A Simple Model of Sea-Surface Cooling under a Tropical Cyclone

A major ocean response to tropical cyclone (TC) wind is the mixing of warm sea-surface water with cool subsurface water, which decreases the sea-surface temperature (SST). The decreased SST (δT) under the TC (rather than the cooled water in the wake after the storm has passed) modifies the storm’s intensity and is of interest to TC intensity studies. Here, the author shows that δT (non-dimensionalized by some reference temperature) is linearly related to Ψ, a dimensionless (nonlinear) function of TC and ocean parameters: the TC maximum wind, radius, and translation speed, as well as the ocean’s 26 °C and 20 °C isothermal depths (Z₂₆ and Z₂₀). The Ψ can be estimated from observations.
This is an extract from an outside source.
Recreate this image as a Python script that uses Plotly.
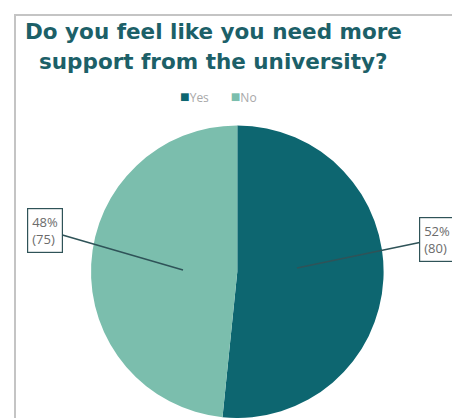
import plotly.graph_objects as go

categories = ["Yes", "No"]
counts = [80, 75]
percents = ["52%", "48%"]
colors = ["#0D6670", "#7BBEAD"]
title_lines = ["Do you feel like you need more", "support from the university?"]

W, H = 452, 418

fig = go.Figure()
fig.add_trace(go.Pie(
    labels=categories,
    values=counts,
    sort=False,
    direction="clockwise",
    rotation=0,
    textinfo="none",
    marker=dict(colors=colors, line=dict(width=0)),
    domain=dict(x=[0.2, 0.85], y=[0.0, 0.70]),
    hoverinfo="label+value+percent",
    showlegend=False,
))

# frame
fig.add_shape(type="rect", xref="paper", yref="paper",
              x0=15/W, x1=1.02, y0=-0.02, y1=1-15/H,
              line=dict(color="#C4C4C4", width=2), fillcolor="rgba(0,0,0,0)", layer="below")

# title, two lines
for line, yc in zip(title_lines, [31, 61]):
    fig.add_annotation(
        x=213/W, y=1-yc/H, xref="paper", yref="paper", xanchor="center", yanchor="middle",
        text=f"<b>{line}</b>", showarrow=False,
        font=dict(family="DejaVu Sans, sans-serif", size=21.5, color="#1C6068"),
    )

# legend built from categories/colors
legend_text = "&nbsp;&nbsp;&nbsp;&nbsp;&nbsp;&nbsp;&nbsp;".join(
    f"<span style='color:{c};font-size:16px'>■</span>{n}" for n, c in zip(categories, colors)
)
fig.add_annotation(
    x=218/W, y=1-96/H, xref="paper", yref="paper", xanchor="center", yanchor="middle",
    text=legend_text, showarrow=False,
    font=dict(family="Open Sans, sans-serif", size=12, color="#A8A8A8"),
)

# callout labels
label_specs = [
    # (tip_x_px, tip_y_px, ax, ay)
    (297, 268, 140, -29),
    (183, 270, -138, -40),
]
for i, (tx, ty, ax, ay) in enumerate(label_specs):
    fig.add_annotation(
        x=tx / W, y=1 - ty / H, xref="paper", yref="paper",
        text=f"{percents[i]}<br>({counts[i]})",
        showarrow=True, arrowhead=0, arrowwidth=1.5, arrowcolor="#2F5358",
        ax=ax, ay=ay,
        font=dict(family="Open Sans, sans-serif", size=13, color="#6B6B6B"),
        align="left",
        bordercolor="#2F5358", borderwidth=1.2, borderpad=4,
        bgcolor="white",
    )

fig.update_layout(
    width=W, height=H,
    margin=dict(l=0, r=0, t=0, b=0),
    paper_bgcolor="white",
    showlegend=False,
)

fig.write_html("out.html", config={"displayModeBar": False},
               post_script="document.body.style.margin='0';")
The modelled δT is validated against sea-surface cooling observed by satellites, δT_o, for typhoons during the May–December 2015 period in the western North Pacific. The result yields a best-fit, linear relation between δT_o and Ψ that explains ~60% of the observed variance: r² ≈ 0.6 (99% confidence). Tests show that the cube of the TC maximum wind and the ocean’s Z₂₆ account for 46% and 7%, respectively, of the observed variance, indicating their predominant influence on TC-induced cooling. Contributions from other parameters are less but not negligible.